Allison Tranquilli

Personal information
- Full name: Allison Petra Cook-Tranquilli
- Born: 12 August 1972 (age 54) Melbourne, Victoria, Australia

Medal record
Women's Basketball
Representing Australia
Olympic Games
| Silver medal – second place | 2004 Athens | Team competition |
| Bronze medal – third place | 1996 Atlanta | Team competition |

= Allison Tranquilli =

Australian basketball player

Allison Petra Cook-Tranquilli (born 12 August 1972 in Melbourne, Victoria) is an Australian former basketball player. A two-time Olympian, she was a member of the national women's team (Opal's) that claimed the bronze medal at the 1996 Summer Olympics in Atlanta, Georgia. She attended the Australian Institute of Sport in 1990–1991. She was inducted into the Australian Basketball Hall of Fame in 2019 alongside Lauren Jackson.

Tranquilli played in the Women's National Basketball League (WNBL) lasted 10 years (1990 to 2000) and 227 games; over that time she played a total of 227 games for the AIS, Melbourne Tigers, Dandenong Rangers (now the Southside Melbourne Flyers), and Bulleen Melbourne Boomers (now the Geelong Venom).

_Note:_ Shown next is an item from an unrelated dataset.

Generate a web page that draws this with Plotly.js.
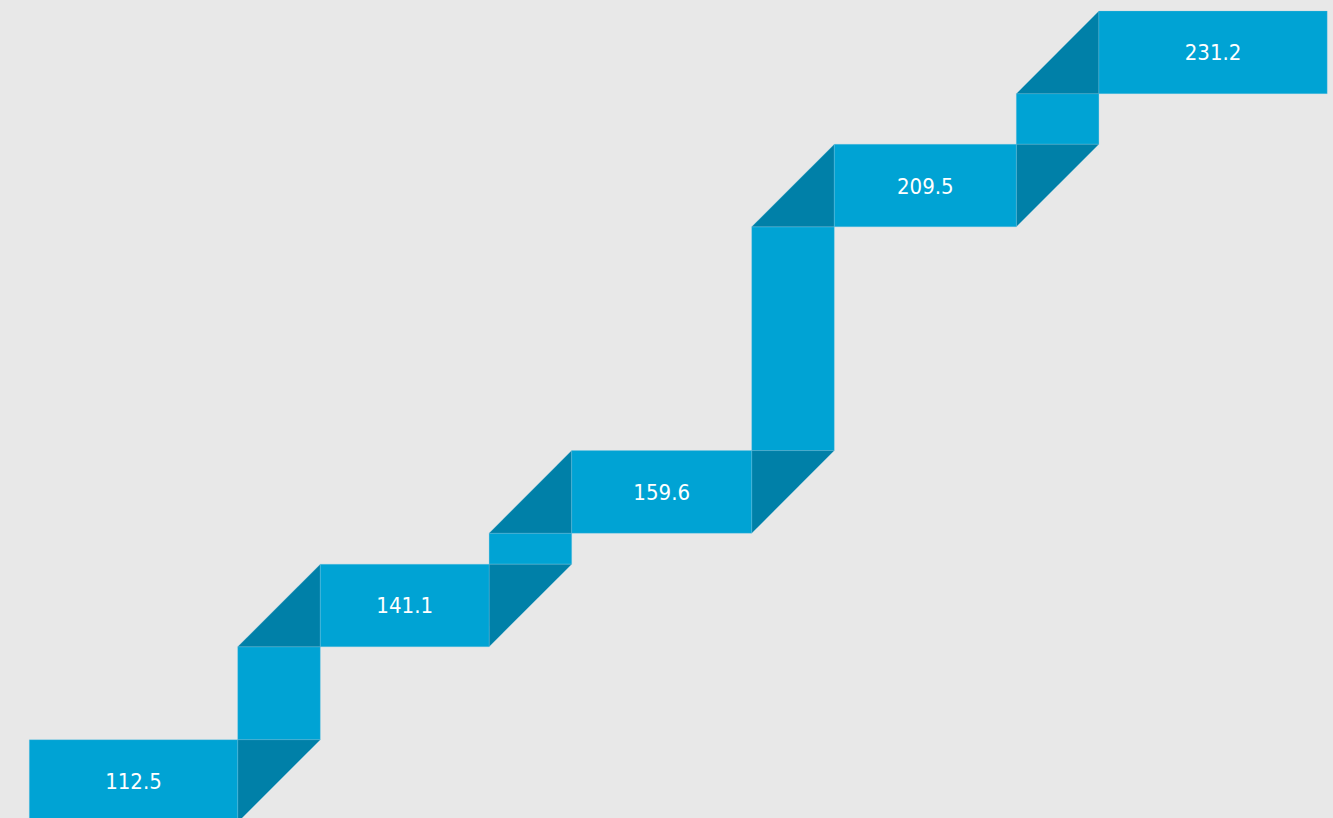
<!DOCTYPE html>
<html>
<head>
<meta charset="utf-8">
<script src="https://cdn.plot.ly/plotly-3.0.1.min.js"></script>
<style>
html,body{margin:0;padding:0;background:#e8e8e8;}
#chart{width:1333px;height:818px;}
</style>
</head>
<body>
<div id="chart"></div>
<script>
// ---- data ----
const values = [112.5, 141.1, 159.6, 209.5, 231.2];
const labels = ["112.5", "141.1", "159.6", "209.5", "231.2"];

// ---- layout parameters (positions / sizes / styles) ----
const W = 1333, H = 818;
const xStart = 29.3;                       // left edge of first ribbon segment (x axis units = px)
const segWidths = [208.4, 168.8, 180, 182, 228.3];
const fold = 82.6;                         // ribbon thickness / fold size in px
const yRange = [99.75, 233.0];
const unitsPerPx = (yRange[1] - yRange[0]) / H;
const h = fold * unitsPerPx;               // ribbon thickness in value units
const labelDrop = 2.5 * unitsPerPx;
const LIGHT = '#00a3d4', DARK = '#0080a8', EDGE = 'rgba(120,200,230,0.45)';

const traces = [];
function poly(xs, ys, color) {
  traces.push({
    type: 'scatter', mode: 'lines', x: xs.concat([xs[0]]), y: ys.concat([ys[0]]),
    fill: 'toself', fillcolor: color, line: {color: EDGE, width: 0.6},
    hoverinfo: 'skip', showlegend: false
  });
}

// compute segment x extents
const lefts = [], rights = [];
let cx = xStart;
values.forEach((v, i) => {
  lefts.push(cx);
  rights.push(cx + segWidths[i]);
  cx += segWidths[i] + fold;
});

// vertical connectors
for (let i = 0; i < values.length - 1; i++) {
  const x0 = rights[i], x1 = rights[i] + fold;
  const y0 = values[i], y1 = values[i + 1] - h;
  if (y1 > y0) poly([x0, x1, x1, x0], [y0, y0, y1, y1], LIGHT);
}
// folded (dark) triangles
for (let i = 0; i < values.length - 1; i++) {
  const x0 = rights[i], x1 = rights[i] + fold;
  poly([x0, x1, x0], [values[i], values[i], values[i] - h], DARK);
  poly([x0, x1, x1], [values[i + 1] - h, values[i + 1], values[i + 1] - h], DARK);
}
// horizontal segments
values.forEach((v, i) => {
  poly([lefts[i], rights[i], rights[i], lefts[i]], [v, v, v - h, v - h], LIGHT);
});
// labels
traces.push({
  type: 'scatter', mode: 'text',
  x: values.map((v, i) => (lefts[i] + rights[i]) / 2),
  y: values.map(v => v - h / 2 - labelDrop),
  text: labels,
  textposition: 'middle center',
  textfont: {family: '"Liberation Sans Narrow", "DejaVu Sans Condensed", "Roboto", sans-serif', size: 22, color: '#ffffff', weight: 500},
  hoverinfo: 'skip', showlegend: false, cliponaxis: false
});

const layout = {
  width: W, height: H,
  margin: {l: 0, r: 0, t: 0, b: 0},
  paper_bgcolor: '#e8e8e8', plot_bgcolor: '#e8e8e8',
  xaxis: {range: [0, W], visible: false, fixedrange: true},
  yaxis: {range: yRange, visible: false, fixedrange: true},
  showlegend: false
};
Plotly.newPlot('chart', traces, layout, {displayModeBar: false, staticPlot: true});
</script>
</body>
</html>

She is the only player to win the WNBL Betty Watson Rookie of the Year award twice (1992, 1993). In 1993, she was named the recipient of the WNBL Most Valuable Player Award and the WNBL Rookie of the Year Award as a member of the Melbourne Tigers, becoming the first and only player to win both in the same year. That season (1993) she averaged 17.8 points, 7.3 assists, and 1.6 steals, with a 41% Field Goal Percentage, 40% Three-Point Field Goal Percentage, and 82% Free-Throw Percentage. In 1998 while playing for the Bulleen Melbourne Boomers she was the league's leading scorer with a total 232 points and an average of 19.0 points per game. She was named on the WNBL All-Star Five six times in 1992, 1993, 1994, 1995, 1997, 1998; which is the equal-third most in the league (tied with Lauren Jackson and Jenna O'Hea).

The guard represented Australia on the international stage many times, with her first appearance Australia with "a Youth team tour of the USA and her performances there helped her earn a spot with the Opals just a year later in 1991." She debut as an Opal was at the 1994 FIBA World Championship for Women's team, and she played at two more FIBA World Championships in 1998 and 2002. She made her Olympic debut with the Opal's at the 1996 Olympic Games winning a Bronze Medal, and her final appearance as an Opal was at the 2004 Olympic Games where she won a Silver Medal. After not being selected for the Opal's squad for the Sydney 2000 Olympics, she pivoted to playing overseas to hone her game, which paid off with her return to the Opal's in 2002 and 2004.